In 2001, the Economic Growth and Tax Relief Reconciliation Act (EGTRRA) removed the distinction between Keoghs and other plans. Therefore, the Internal Revenue Code no longer refers to these plans as “Keoghs.” Instead, Keoghs are now known as “HR-10s” or “qualified retirement plans.” A Keogh is similar to a 401(k), but the annual contribution limits are higher. There is also much more to administering these plans than other types. Self-employed people have other options that can be used that are not as costly to maintain. Some examples are the Simplified Employee Pensions (SEP-IRAs) or individual or solo 401(k)s. You could also choose a Savings Incentive Match Plans for Employees (SIMPLE) for your business.
Alternate name: HR-10, qualified plan
For example, a sole proprietor can establish a Keogh or HR-10 retirement plan in which an amount is contributed each year toward the business owner’s retirement savings. Suppose the owner decides to contribute a fixed amount of $20,000 per year to the plan. In turn, the funds are invested in mutual funds containing a basket of stocks or bonds. In retirement, the owner can withdraw funds as needed.
How Do Keogh Plans Work?
There are two types of Keogh plans available: a defined contribution plan and a defined benefit plan.
Defined Contribution Plans
In a defined contribution plan, you define how much you’ll place into the fund each year. There are two ways to define the amount: profit-sharing (your business is the only one that pays into it) or money purchasing (you contribute a fixed amount of your income every year into the plan). Using a profit-sharing option, you can contribute up to $61,000 in 2022 ($58,000 in 2021) or up to 100% of your compensation to your plan, whichever is less. The amount you choose to contribute to a profit-sharing plan can change each year. A money-purchase plan lets you decide at the outset how much of your profits you can place in a Keogh. The contribution limit is fixed and can’t be changed. Limits for the money-purchase plan are the same as for profit-sharing: $61,000 in 2022 ($58,000 in 2021) or 100% of compensation, whichever is less.
Defined Benefit Plans
Defined benefit plans work like normal pension plans: you set a pension goal for yourself, and you fund it. Your annual benefit cannot exceed 100% of your average compensation over your three highest consecutive calendar years or $245,000 for 2022 ($230,000 for 2021), whichever is less. You make contributions to each type of plan on a pre-tax basis. You also pay taxes each pay period on less and have the option of taking an upfront deduction on your income tax return.
Investing in a Keogh
As with a 401(k), you can defer taxes on the money you invest in a Keogh until retirement.
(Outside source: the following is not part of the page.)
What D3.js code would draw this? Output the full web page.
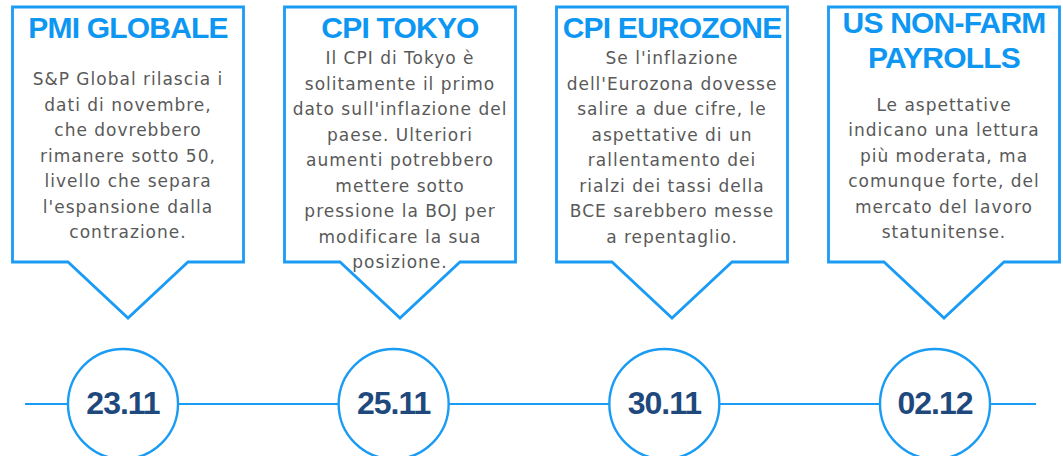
<!DOCTYPE html>
<html>
<head>
<meta charset="utf-8">
<title>calendario macro</title>
<script src="https://cdnjs.cloudflare.com/ajax/libs/d3/7.8.5/d3.min.js"></script>
<style>
  body { margin: 0; background: #fff; }
</style>
</head>
<body>
<div id="vis_container"></div>
<script>

// dates shown in the circles
var dates = ["23.11", "25.11", "30.11", "02.12"];

// callout titles (one entry per line)
var titles = [
    ["PMI GLOBALE"],
    ["CPI TOKYO"],
    ["CPI EUROZONE"],
    ["US NON-FARM", "PAYROLLS"]
];

// callout body text, already broken into lines
var bodies = [
    ["S&P Global rilascia i", "dati di novembre,", "che dovrebbero", "rimanere sotto 50,",
     "livello che separa", "l'espansione dalla", "contrazione."],
    ["Il CPI di Tokyo è", "solitamente il primo", "dato sull'inflazione del", "paese. Ulteriori",
     "aumenti potrebbero", "mettere sotto", "pressione la BOJ per", "modificare la sua", "posizione."],
    ["Se l'inflazione", "dell'Eurozona dovesse", "salire a due cifre, le", "aspettative di un",
     "rallentamento dei", "rialzi dei tassi della", "BCE sarebbero messe", "a repentaglio."],
    ["Le aspettative", "indicano una lettura", "più moderata, ma", "comunque forte, del",
     "mercato del lavoro", "statunitense."]
];

var width = 1063, height = 456;
var blue = "#1a9cf4", titleBlue = "#0d97f3", navy = "#1f497d", grey = "#595959";

var svg = d3.select("#vis_container")
    .append("svg")
    .attr("width", width)
    .attr("height", height);

// x positions for callouts and for the date circles
var xBox = d3.scalePoint().domain(dates).range([128, 944]);
var xCircle = d3.scalePoint().domain(dates).range([123, 935]);

var boxHalf = 115.5, boxTop = 7, boxBottom = 262;
var tipHalf = 60, tipY = 318;
var lineY = 404, radius = 55;

// timeline
svg.append("line")
    .attr("x1", 25).attr("x2", 1036)
    .attr("y1", lineY).attr("y2", lineY)
    .style("stroke", blue)
    .style("stroke-width", 2.2);

var events = dates.map(function(d, i) {
    return { date: d, title: titles[i], body: bodies[i] };
});

// callouts
var box = svg.selectAll("g.callout").data(events)
    .enter().append("g")
    .attr("class", "callout")
    .attr("transform", function(d) { return "translate(" + xBox(d.date) + ",0)"; });

box.append("path")
    .attr("d", function() {
        var p = d3.path();
        p.moveTo(-boxHalf, boxTop);
        p.lineTo(boxHalf, boxTop);
        p.lineTo(boxHalf, boxBottom);
        p.lineTo(tipHalf, boxBottom);
        p.lineTo(0, tipY);
        p.lineTo(-tipHalf, boxBottom);
        p.lineTo(-boxHalf, boxBottom);
        p.closePath();
        return p.toString();
    })
    .style("fill", "#fff")
    .style("stroke", blue)
    .style("stroke-width", 2.8)
    .style("stroke-linejoin", "miter");

box.each(function(d) {
    var g = d3.select(this);
    var t0 = 38 - (d.title.length - 1) * 5;
    g.selectAll("text.title").data(d.title)
        .enter().append("text")
        .attr("class", "title")
        .attr("x", 0)
        .attr("y", function(s, j) { return t0 + j * 35; })
        .attr("text-anchor", "middle")
        .style("font-family", "'Liberation Sans', Arial, sans-serif")
        .style("font-weight", "bold")
        .style("font-size", "30px")
        .style("letter-spacing", "-0.8px")
        .style("fill", titleBlue)
        .text(function(s) { return s; });

    var lh = 25.5;
    var titleEnd = t0 + (d.title.length - 1) * 35;
    var b0 = Math.max(titleEnd + 26, 238 - (d.body.length - 1) * lh);
    g.selectAll("text.body").data(d.body)
        .enter().append("text")
        .attr("class", "body")
        .attr("x", 0)
        .attr("y", function(s, j) { return b0 + j * lh; })
        .attr("text-anchor", "middle")
        .style("font-family", "'DejaVu Sans', Verdana, sans-serif")
        .style("font-size", "17px")
        .style("letter-spacing", "1px")
        .style("fill", grey)
        .text(function(s) { return s; });
});

// date circles
var dot = svg.selectAll("g.date").data(events)
    .enter().append("g")
    .attr("class", "date")
    .attr("transform", function(d) { return "translate(" + xCircle(d.date) + "," + lineY + ")"; });

dot.append("circle")
    .attr("r", radius)
    .style("fill", "#fff")
    .style("stroke", blue)
    .style("stroke-width", 2.4);

dot.append("text")
    .attr("y", 10)
    .attr("text-anchor", "middle")
    .style("font-family", "'Liberation Sans', Arial, sans-serif")
    .style("font-weight", "bold")
    .style("font-size", "32px")
    .style("letter-spacing", "-1px")
    .style("fill", navy)
    .text(function(d) { return d.date; });

</script>
</body>
</html>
You can begin taking distributions at age 59 1/2 but no later than April 1 of the year after you reach 72. Withdrawals made before that time are taxed federally. They may even be taxed by the state you live in. You might pay a 10% penalty for early distributions unless certain exceptions apply. You have to establish your qualified retirement plan before the end of the year you wish to receive the deduction, but you can make contributions for the prior year before you file your tax return by mid-April. If you file a tax extension, you have until mid-October.